Coming into training camp this season, Metta had dropped roughly 20 pounds from last year and seemingly entered camp with a new focus and dedication towards winning. While it is incredibly asinine to expect anyone to be able to shut down an elite player such as Kevin Durant, the NBA’s top defenders are capable of presenting enough trouble to at least slow him down.
And the Lakers just might have arguably the best defender in the league, other than LeBron James, at defending Durant.
While running through screens and chasing his man isn’t exactly his forte, Metta World Peace is excellent at playing on-ball, isolation defense; something Kevin Durant thrives on offensively. Kevin Durant has also spent many hours practicing and thus become very comfortable at getting the ball either on the high or low post and being able to operate.
However, he has never had to go up against World Peace, who is a brick wall when trying to get position or back down in the post. Metta will undoubtedly use his brute strength to root him out of the post area and force him to take a much longer, more strenuous shot. Believe me when I say this, it will be no picnic for Durant when trying to attribute anything offensively against the Lakers.
Although both teams still have their strengths and weaknesses, the Lakers did more to patch up their holes in their roster than anyone could have possibly expected them to.

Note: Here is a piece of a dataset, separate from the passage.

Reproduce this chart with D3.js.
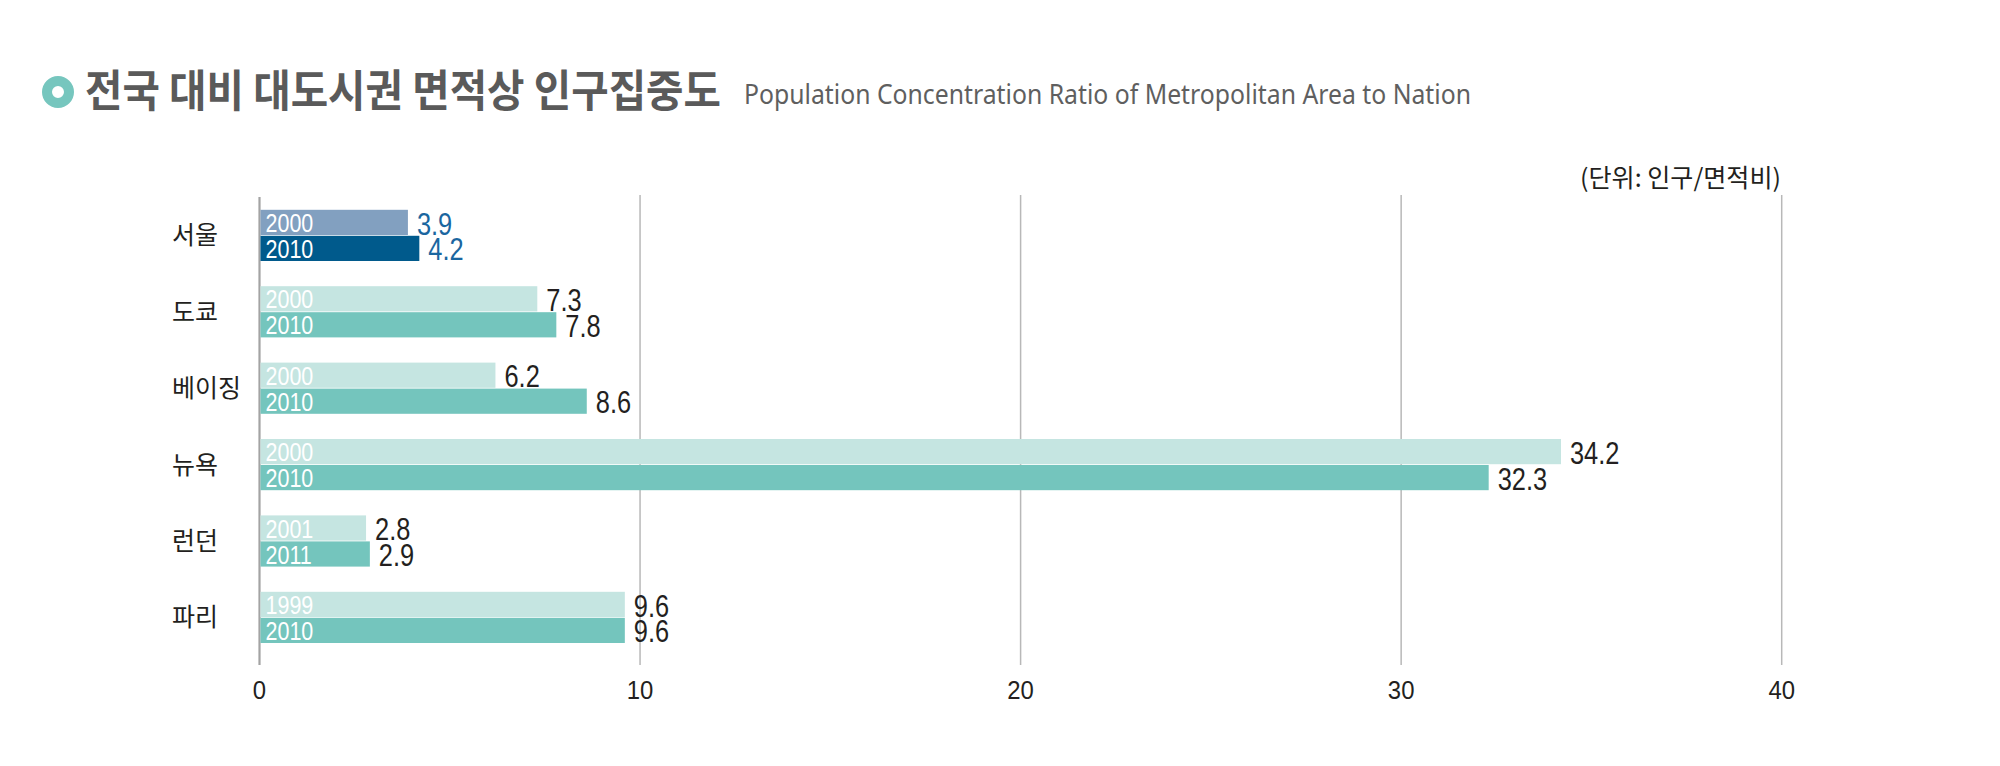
<!DOCTYPE html>
<html>
<head>
<meta charset="utf-8">
<script src="https://cdn.jsdelivr.net/npm/d3@7"></script>
<style>
html,body{margin:0;padding:0;background:#fff;}
svg{display:block;}
</style>
</head>
<body>
<svg id="chart" width="2000" height="766"></svg>
<script>
const categories = ["서울", "도쿄", "베이징", "뉴욕", "런던", "파리"];
const earlyYears = ["2000", "2000", "2000", "2000", "2001", "1999"];
const lateYears  = ["2010", "2010", "2010", "2010", "2011", "2010"];
const earlyValues = [3.9, 7.3, 6.2, 34.2, 2.8, 9.6];
const lateValues  = [4.2, 7.8, 8.6, 32.3, 2.9, 9.6];
const xTicks = [0, 10, 20, 30, 40];

const titleText = "전국 대비 대도시권 면적상 인구집중도";
const subtitleText = "Population Concentration Ratio of Metropolitan Area to Nation";
const unitText = "(단위: 인구/면적비)";

const svg = d3.select("#chart");
const sans = "'Liberation Sans',Arial,sans-serif";
const kr = "'Noto Sans CJK KR','Noto Sans',sans-serif";

const x = d3.scaleLinear().domain([0, 40]).range([259.5, 1781.7]);
const y = d3.scaleBand().domain(categories).range([197.2, 655.6]).paddingInner(0.33).paddingOuter(0.165);
const sub = d3.scaleBand().domain([0, 1]).range([0, y.bandwidth()]).paddingInner(0.03);

// Title
svg.append("circle").attr("cx", 58).attr("cy", 92).attr("r", 11)
  .attr("fill", "none").attr("stroke", "#76c6be").attr("stroke-width", 10);
svg.append("text").attr("x", 85).attr("y", 107)
  .attr("font-family", kr).attr("font-weight", 700).attr("font-size", 44)
  .attr("fill", "#5a5a5a").attr("textLength", 636).attr("lengthAdjust", "spacingAndGlyphs")
  .text(titleText);
svg.append("text").attr("x", 744).attr("y", 104)
  .attr("font-family", "'Noto Sans',sans-serif").attr("font-weight", 400).attr("font-size", 28)
  .attr("fill", "#5f5f5f").attr("textLength", 727).attr("lengthAdjust", "spacingAndGlyphs")
  .text(subtitleText);

// Unit
svg.append("text").attr("x", 1580).attr("y", 187)
  .attr("font-family", kr).attr("font-size", 25).attr("fill", "#231f20")
  .attr("textLength", 201).attr("lengthAdjust", "spacingAndGlyphs")
  .text(unitText);

// Gridlines
const grid = svg.append("g");
grid.selectAll("line").data(xTicks).join("line")
  .attr("x1", d => x(d)).attr("x2", d => x(d))
  .attr("y1", d => d === 0 ? 197 : 195).attr("y2", 665)
  .attr("stroke", d => d === 0 ? "#a3a3a3" : "#b8b8b8")
  .attr("stroke-width", d => d === 0 ? 2.2 : 1.5);

// Tick labels
svg.append("g").selectAll("text").data(xTicks).join("text")
  .attr("transform", d => `translate(${x(d)},699) scale(0.92,1)`)
  .attr("text-anchor", "middle")
  .attr("font-family", sans).attr("font-size", 26)
  .attr("fill", "#231f20").text(d => d);

// Category labels
svg.append("g").selectAll("text").data(categories).join("text")
  .attr("x", 172).attr("y", d => y(d) + y.bandwidth() / 2 + 9)
  .attr("font-family", kr).attr("font-size", 25).attr("fill", "#231f20")
  .text(d => d);

const rows = categories.map((c, i) => [
  {cat: c, k: 0, year: earlyYears[i], v: earlyValues[i], i},
  {cat: c, k: 1, year: lateYears[i], v: lateValues[i], i}
]).flat();

const fillColor = d => d.i === 0 ? (d.k === 0 ? "#82a0c0" : "#005a8c") : (d.k === 0 ? "#c5e5e1" : "#74c5bd");

const bars = svg.append("g");
bars.selectAll("rect").data(rows).join("rect")
  .attr("x", x(0) + 1).attr("y", d => y(d.cat) + sub(d.k))
  .attr("width", d => x(d.v) - x(0) - 1).attr("height", sub.bandwidth())
  .attr("fill", fillColor);

// Year labels inside bars
svg.append("g").selectAll("text").data(rows).join("text")
  .attr("transform", d => `translate(${x(0) + 6},${y(d.cat) + sub(d.k) + sub.bandwidth() - 3}) scale(0.86,1)`)
  .attr("font-family", sans).attr("font-size", 25).attr("fill", "#ffffff")
  .text(d => d.year);

// Value labels
svg.append("g").selectAll("text").data(rows).join("text")
  .attr("transform", d => `translate(${x(d.v) + 9},${y(d.cat) + sub(d.k) + sub.bandwidth() - 0.5}) scale(0.82,1)`)
  .attr("font-family", sans).attr("font-size", 31)
  .attr("fill", d => d.i === 0 ? "#1a66a0" : "#231f20")
  .text(d => d3.format(".1f")(d.v));
</script>
</body>
</html>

And while the Thunder didn’t make any noteworthy moves during the off-season, they still are a very dangerous team with an extremely bright future, an incredible amount of skill, and great leaders, capable of taking them deep into the playoffs and possibly even winning a championship.
However, the Lakers have proved once again that they don’t rebuild, they refuel. And with the refueling they did in this past off-season, they might have just put enough gas in the tank to bypass the Thunder in the battle of the NBA’s elite, and ignited the fire for yet another Laker Dynasty.